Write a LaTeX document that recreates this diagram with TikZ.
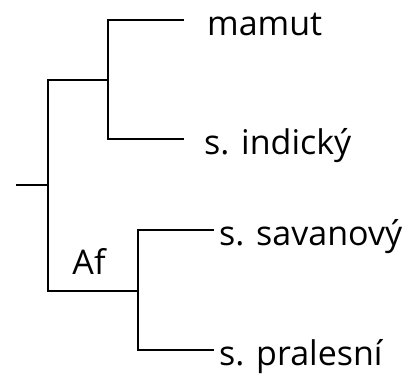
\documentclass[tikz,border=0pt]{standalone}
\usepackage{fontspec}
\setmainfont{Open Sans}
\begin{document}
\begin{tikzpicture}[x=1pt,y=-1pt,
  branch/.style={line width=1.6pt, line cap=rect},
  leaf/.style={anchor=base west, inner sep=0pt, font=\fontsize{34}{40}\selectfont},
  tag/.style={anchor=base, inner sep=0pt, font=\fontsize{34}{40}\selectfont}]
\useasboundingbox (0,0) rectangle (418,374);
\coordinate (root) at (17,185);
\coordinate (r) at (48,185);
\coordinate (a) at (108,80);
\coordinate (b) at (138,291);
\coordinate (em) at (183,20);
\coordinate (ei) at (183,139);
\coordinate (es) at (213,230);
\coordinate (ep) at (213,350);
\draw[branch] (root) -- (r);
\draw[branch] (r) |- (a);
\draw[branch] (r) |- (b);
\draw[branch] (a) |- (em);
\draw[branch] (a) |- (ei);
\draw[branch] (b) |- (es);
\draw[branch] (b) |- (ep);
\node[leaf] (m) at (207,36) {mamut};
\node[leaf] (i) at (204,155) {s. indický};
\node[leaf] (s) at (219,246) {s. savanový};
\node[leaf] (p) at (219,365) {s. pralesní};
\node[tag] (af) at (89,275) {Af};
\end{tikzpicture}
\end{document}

++++++

> _Challenge_:
Reproduce each line exactly, please, except for any pictures.

> _Exercise solution_:
Write a LaTeX document that recreates this diagram with TikZ.
\documentclass[tikz,border=0pt]{standalone}
\usepackage{fontspec}
\setmainfont{Open Sans}
\begin{document}
\begin{tikzpicture}[x=1pt,y=-1pt,
  branch/.style={line width=1.6pt, line cap=rect},
  leaf/.style={anchor=base west, inner sep=0pt, font=\fontsize{34}{40}\selectfont},
  tag/.style={anchor=base, inner sep=0pt, font=\fontsize{34}{40}\selectfont}]
\useasboundingbox (0,0) rectangle (418,374);
\coordinate (root) at (17,185);
\coordinate (r) at (48,185);
\coordinate (a) at (108,80);
\coordinate (b) at (138,291);
\coordinate (em) at (183,20);
\coordinate (ei) at (183,139);
\coordinate (es) at (213,230);
\coordinate (ep) at (213,350);
\draw[branch] (root) -- (r);
\draw[branch] (r) |- (a);
\draw[branch] (r) |- (b);
\draw[branch] (a) |- (em);
\draw[branch] (a) |- (ei);
\draw[branch] (b) |- (es);
\draw[branch] (b) |- (ep);
\node[leaf] (m) at (207,36) {mamut};
\node[leaf] (i) at (204,155) {s. indický};
\node[leaf] (s) at (219,246) {s. savanový};
\node[leaf] (p) at (219,365) {s. pralesní};
\node[tag] (af) at (89,275) {Af};
\end{tikzpicture}
\end{document}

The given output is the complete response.